Brotas is a Brazilian municipality located in the state of São Paulo. The population is 24.423 (2024 est.) in an area of 1101 km^{2}. The town is known locally for its coffee, on which its economy relies.

==History==
The city's history started in 1839 when a chapel was built which originated a settlement around it. Brotas became a district of Araraquara in 1841, then it became a district of Rio Claro in 1853. On August 22, 1859, the district was promoted to a municipality.

The municipality experienced its greater development era during the coffee farming expansion which occurred between the 1920s and the 1930s. During this era the city received a large number of Italian immigrants. Due to the coffee agriculture decline, a large number of Brotas' citizens migrated to larger cities.

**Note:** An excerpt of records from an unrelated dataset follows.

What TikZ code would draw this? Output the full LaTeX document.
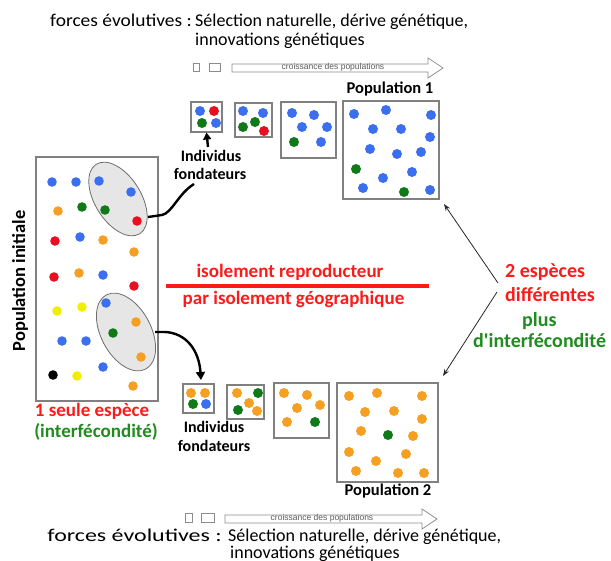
\documentclass[tikz,border=0pt]{standalone}
\usepackage{fontspec}
\setmainfont{Carlito}
\newfontfamily\arialf{Liberation Sans}
\newfontfamily\carlplain{Carlito}[Ligatures=ResetAll]
\usetikzlibrary{shapes.geometric,arrows.meta}
\definecolor{dB}{HTML}{3C6EF0}
\definecolor{dR}{HTML}{E81020}
\definecolor{dG}{HTML}{107A18}
\definecolor{dO}{HTML}{F5A023}
\definecolor{dY}{HTML}{F2EE00}
\definecolor{dK}{HTML}{000000}
\definecolor{tred}{HTML}{FF1A1A}
\definecolor{tgreen}{HTML}{1E8C1E}
\definecolor{boxgray}{HTML}{808080}
\definecolor{ellfill}{HTML}{E6E6E6}
\definecolor{ellline}{HTML}{6E6E6E}
\definecolor{rowgray}{HTML}{8C8C8C}
\definecolor{rowtxt}{HTML}{5A5A5A}
\begin{document}
\begin{tikzpicture}[x=1pt,y=-1pt,
  popbox/.style={draw=boxgray, line width=1.1pt, inner sep=0pt},
  smallbox/.style={draw=rowgray, line width=0.7pt, inner sep=0pt, minimum height=8pt},
  ell/.style={ellipse, draw=ellline, fill=ellfill, line width=0.8pt, inner sep=0pt},
  lbl/.style={inner sep=0pt, font=\fontsize{18}{20}\selectfont},
  blbl/.style={inner sep=0pt, font=\bfseries\fontsize{16.5}{18}\selectfont},
  redlbl/.style={inner sep=0pt, text=tred, font=\bfseries\fontsize{19}{21}\selectfont},
  greenlbl/.style={inner sep=0pt, text=tgreen, font=\bfseries\fontsize{19}{21}\selectfont},
  rowtext/.style={inner sep=0pt, text=rowtxt, font=\arialf\fontsize{8.5}{9}\selectfont},
  thickcon/.style={line width=2.4pt, black},
  thincon/.style={line width=0.8pt, black!85, -{Stealth[length=7pt,width=5pt]}},
]
\useasboundingbox (0,0) rectangle (611,561);

% ---------- top text ----------
\node[lbl, anchor=base east] (ftop) at (192,27) {\scalebox{1.08}[1]{forces évolutives :}};
\node[lbl, anchor=base west] (stop1) at (195,27) {Sélection naturelle, dérive génétique,};
\node[lbl, anchor=base west] (stop2) at (195,46) {innovations génétiques};

% ---------- top growth row ----------
\node[smallbox, minimum width=6pt] (tr1) at (196,67) {};
\node[smallbox, minimum width=11pt] (tr2) at (214.5,67) {};
\draw[rowgray, line width=0.7pt] (232,64) -- (428,64) -- (428,58) -- (443,68) -- (428,78) -- (428,72) -- (232,72) -- cycle;
\node[rowtext] (trt) at (333,67.5) {croissance des populations};

% ---------- top populations ----------
\node[popbox, minimum width=31pt, minimum height=30pt] (ta) at (206.5,117) {};
\node[popbox, minimum width=37pt, minimum height=34pt] (tb) at (253.5,120) {};
\node[popbox, minimum width=55pt, minimum height=56pt] (tc) at (308.5,130) {};
\node[popbox, minimum width=96pt, minimum height=98pt] (p1) at (391,150) {};
\node[blbl, anchor=base] (p1t) at (390,94) {Population 1};

\foreach \x/\y/\c in {200/111/dB,214/111/dR,202/123/dG,216/123/dB,
  243/111/dB,263/113/dB,255/122/dG,243/127/dG,264/131/dR,
  292/113/dB,314/115/dB,302/127/dB,327/127/dB,294/142/dG,321/142/dB,
  354/114/dB,386/110/dB,431/115/dB,373/129/dB,401/129/dB,430/137/dB,
  370/149/dB,397/154/dB,421/152/dB,356/169/dG,412/172/dB,383/178/dB,
  363/188/dB,404/192/dG,430/190/dB}
  \fill[\c] (\x,\y) circle[radius=5];

\node[blbl, anchor=base, font=\bfseries\fontsize{16}{18}\selectfont] (tind) at (211,162) {Individus};
\node[blbl, anchor=base, font=\bfseries\fontsize{16}{18}\selectfont] (tfon) at (210,180) {fondateurs};
\coordinate (tarrs) at (208,147);
\draw[thickcon, -{Triangle[length=7pt,width=8pt]}] (tarrs) -- (ta.south);

% ---------- initial population ----------
\node[popbox, minimum width=122pt, minimum height=244pt] (init) at (97,279) {};
\node[ell, minimum width=46pt, minimum height=82pt, rotate=32] (e1) at (118,199) {};
\node[ell, minimum width=50pt, minimum height=84pt, rotate=28] (e2) at (126,332) {};

\foreach \x/\y/\c in {52/182/dB,76/182/dB,99/181/dB,131/192/dB,
  58/211/dO,82/207/dG,105/210/dG,137/221/dR,
  55/241/dR,80/237/dB,103/240/dO,134/252/dO,
  54/277/dR,79/273/dO,103/275/dB,134/286/dR,
  57/311/dY,82/307/dY,106/303/dB,136/322/dO,
  113/333/dG,62/341/dB,86/341/dB,141/357/dO,
  53/375/dK,77/376/dY,103/367/dB,133/386/dO}
  \fill[\c] (\x,\y) circle[radius=4.8];

\node[inner sep=0pt, anchor=base, rotate=90, font=\bfseries\fontsize{18.5}{20}\selectfont] (pinit) at (25,281) {Population initiale};
\node[redlbl, anchor=base] (seule) at (92,417) {1 seule espèce};
\node[greenlbl, anchor=base] (interf) at (96,438) {(interfécondité)};

% connectors from ellipses
\coordinate (c1s) at (148,217);
\coordinate (c1e) at (194,184);
\draw[thickcon] (c1s) -- (162,215) .. controls (172,213) and (178,194) .. (c1e);
\coordinate (c2s) at (155,332);
\coordinate (c2e) at (201,380);
\draw[thickcon, -{Triangle[length=8pt,width=9pt]}] (c2s) -- (165,332) .. controls (186,333) and (199,350) .. (c2e);

% ---------- central text ----------
\coordinate (rl1) at (166,286);
\coordinate (rl2) at (429,286);
\draw[tred, line width=4pt] (rl1) -- (rl2);
\node[redlbl, anchor=base] (iso1) at (290,278) {isolement reproducteur};
\node[redlbl, anchor=base] (iso2) at (293.5,305) {par isolement géographique};

% ---------- right text ----------
\node[redlbl, anchor=base west, font=\bfseries\fontsize{20}{22}\selectfont] (esp1) at (505,278) {2 espèces};
\node[redlbl, anchor=base west, font=\bfseries\fontsize{20}{22}\selectfont] (esp2) at (505,302) {différentes};
\node[greenlbl, anchor=base west, font=\bfseries\fontsize{20}{22}\selectfont] (esp3) at (522,327) {plus};
\node[greenlbl, anchor=base west, font=\carlplain\bfseries\fontsize{20}{22}\selectfont] (esp4) at (473,348) {d'interfécondité};
\coordinate (ra1) at (498,283);
\coordinate (ra2) at (497,292);
\coordinate (rt1) at (444,204);
\coordinate (rt2) at (443,376);
\draw[thincon] (ra1) -- (rt1);
\draw[thincon] (ra2) -- (rt2);

% ---------- bottom populations ----------
\node[popbox, minimum width=31pt, minimum height=29pt] (ba) at (198.5,398.5) {};
\node[popbox, minimum width=37pt, minimum height=34pt] (bb) at (245.5,402) {};
\node[popbox, minimum width=55pt, minimum height=55pt] (bc) at (301.5,410.5) {};
\node[popbox, minimum width=101pt, minimum height=99pt] (p2) at (387.5,432.5) {};
\node[blbl, anchor=base] (p2t) at (388,496) {Population 2};

\foreach \x/\y/\c in {191/393/dO,205/393/dO,193/404/dG,206/404/dB,
  237/393/dO,258/393/dG,249/403/dO,238/410/dG,257/411/dO,
  284/393/dO,307/395/dO,297/408/dO,320/405/dO,287/422/dO,315/422/dG,
  349/396/dO,377/393/dO,422/396/dO,365/412/dO,394/411/dO,422/419/dO,
  361/431/dO,388/435/dG,413/436/dO,349/452/dO,406/454/dO,376/461/dO,
  356/471/dO,398/473/dO,424/473/dO}
  \fill[\c] (\x,\y) circle[radius=5];

\node[blbl, anchor=base, font=\bfseries\fontsize{16}{18}\selectfont] (bind) at (214,433) {Individus};
\node[blbl, anchor=base, font=\bfseries\fontsize{16}{18}\selectfont] (bfon) at (214,452) {fondateurs};

% ---------- bottom growth row ----------
\node[smallbox, minimum width=7pt, minimum height=9pt] (br1) at (188.5,517.5) {};
\node[smallbox, minimum width=13pt, minimum height=9pt] (br2) at (207.5,517.5) {};
\draw[rowgray, line width=0.7pt] (225,515) -- (422,515) -- (422,509) -- (437,519) -- (422,529) -- (422,523) -- (225,523) -- cycle;
\node[rowtext] (brt) at (322,518.5) {croissance des populations};

% ---------- bottom text ----------
\node[lbl, anchor=base east] (fbot) at (222,541) {\scalebox{1.33}[1]{forces évolutives :}};
\node[lbl, anchor=base west] (sbot1) at (228,541) {Sélection naturelle, dérive génétique,};
\node[lbl, anchor=base west] (sbot2) at (230,558) {innovations génétiques};
\end{tikzpicture}
\end{document}
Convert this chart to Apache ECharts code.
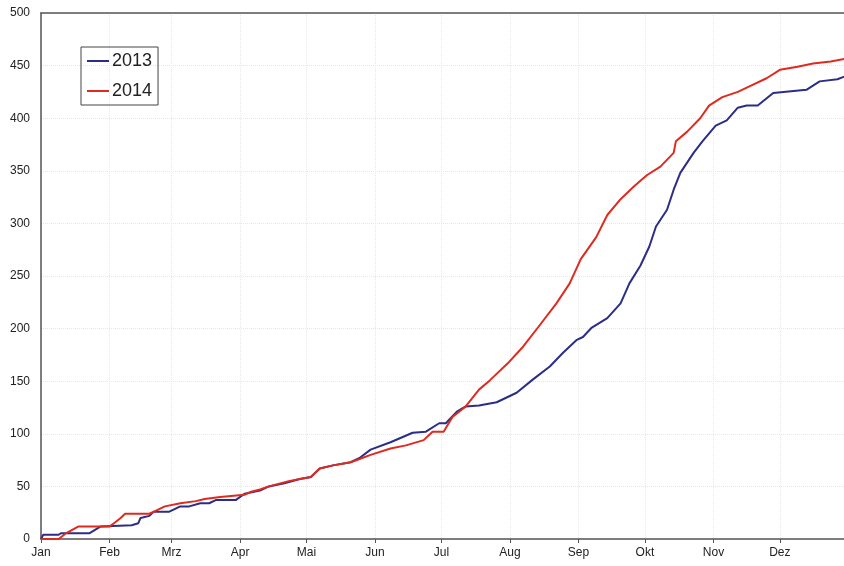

The municipality contains 44% of the Itirapina Ecological Station, created in 1984.

==Economy==
Despite its coffee-oriented historical economic development, Brotas is known internationally for its specialization in adventure tourism, hosting the practice of several adventurous sports such as rafting and canoeing, taking advantage of the Jacaré Pepira River.

Nowadays the municipality's economy based in farming and cattle raising, especially in the culture of sugar cane and orange, despite the growing relevance of adventure tourism.

The municipality contains the strictly protected Mata do Jacaré Ecological Station on the south bank of the reservoir formed by the Santana Dam on the Jacaré-Guaçu River, which separates the municipalities of Brotas and São Carlos.

The Brotas region, including the Patrimônio de São Sebastião neighborhood and the city of Torrinha, feature an elevated number of landforms of great interest for tourists.

== Media ==
In telecommunications, the city was served by Companhia Telefônica Brasileira until 1973, when it began to be served by Telecomunicações de São Paulo. In July 1998, this company was acquired by Telefónica, which adopted the Vivo brand in 2012.

The company is currently an operator of cell phones, fixed lines, internet (fiber optics/4G) and television (satellite and cable).